Tropical Storm Larry forms and is forecast to be a major hurricane, far from the US

MIAMI — Tropical Storm Larry has formed in in the eastern Atlantic and is forecast to turn into a major hurricane, possibly a Category 3, as it moves across the open waters far from land.

Larry was quickly moving west at 20 mph across the Atlantic on Wednesday with maximum sustained winds near 45 mph, according to the National Hurricane Center. The storm was about 175 miles south of the southernmost Cabo Verde Islands, as of the 5 a.m. Eastern time advisory.

On the forecast track, Larry is expected to move west to west-northwest during the next couple of days followed by a turn to the northwest over the weekend.

Larry is forecast to become a hurricane by late Thursday or Friday and is not a threat to the United States or Florida. The hurricane center expects it will quickly strengthen into a Category 3 storm by the weekend with maximum sustained winds between 115 and 120 mph.

Forecasters say Larry’s rapid strengthening into a major hurricane will be largely due to the “massive equatorward upper-level outflow pattern” it is expected to experience. The hurricane center says it’s the same type of pattern that happened with Hurricane Ida, which made landfall as a Category 4 hurricane near Port Fourchon, Louisiana, on Sunday.

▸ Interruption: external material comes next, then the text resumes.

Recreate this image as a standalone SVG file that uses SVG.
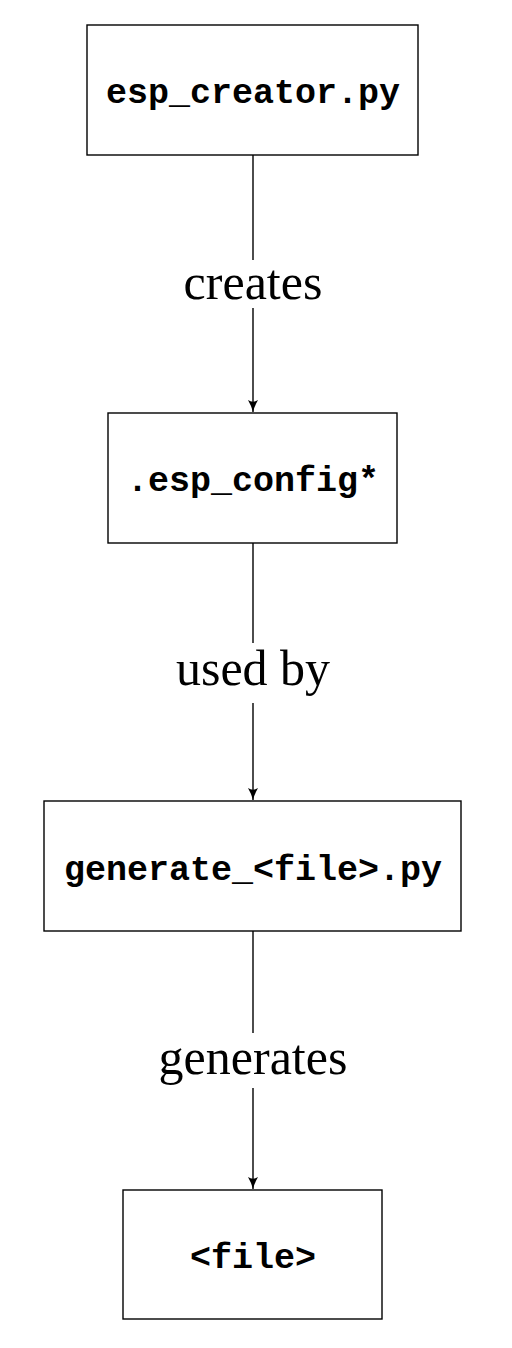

Forecasters are also continuing to watch a “tenacious” Tropical Depression Kate that could restrengthen into a tropical storm again in the next 24 hours as it moves across the central Atlantic, east of Bermuda.

However, the National Hurricane Center’s official forecast still pegs Kate as weakening into a remnant Thursday and dissipating by Friday.

There’s also a disturbance producing disorganized showers in the southwestern Caribbean Sea that, as of the 8 a.m. update, had a 30% chance of formation in the next two to five days as it moves west or west-northwest at 5 to 10 mph toward Central America.

Land interaction, including with the Yucatan Peninsula of Mexico, could stifle any future developments, but forecasters said the system could have a second shot at development in the southwest Gulf. Either way, heavy rains will still be possible across portions of Central America and the Yucatan Peninsula late this week and weekend.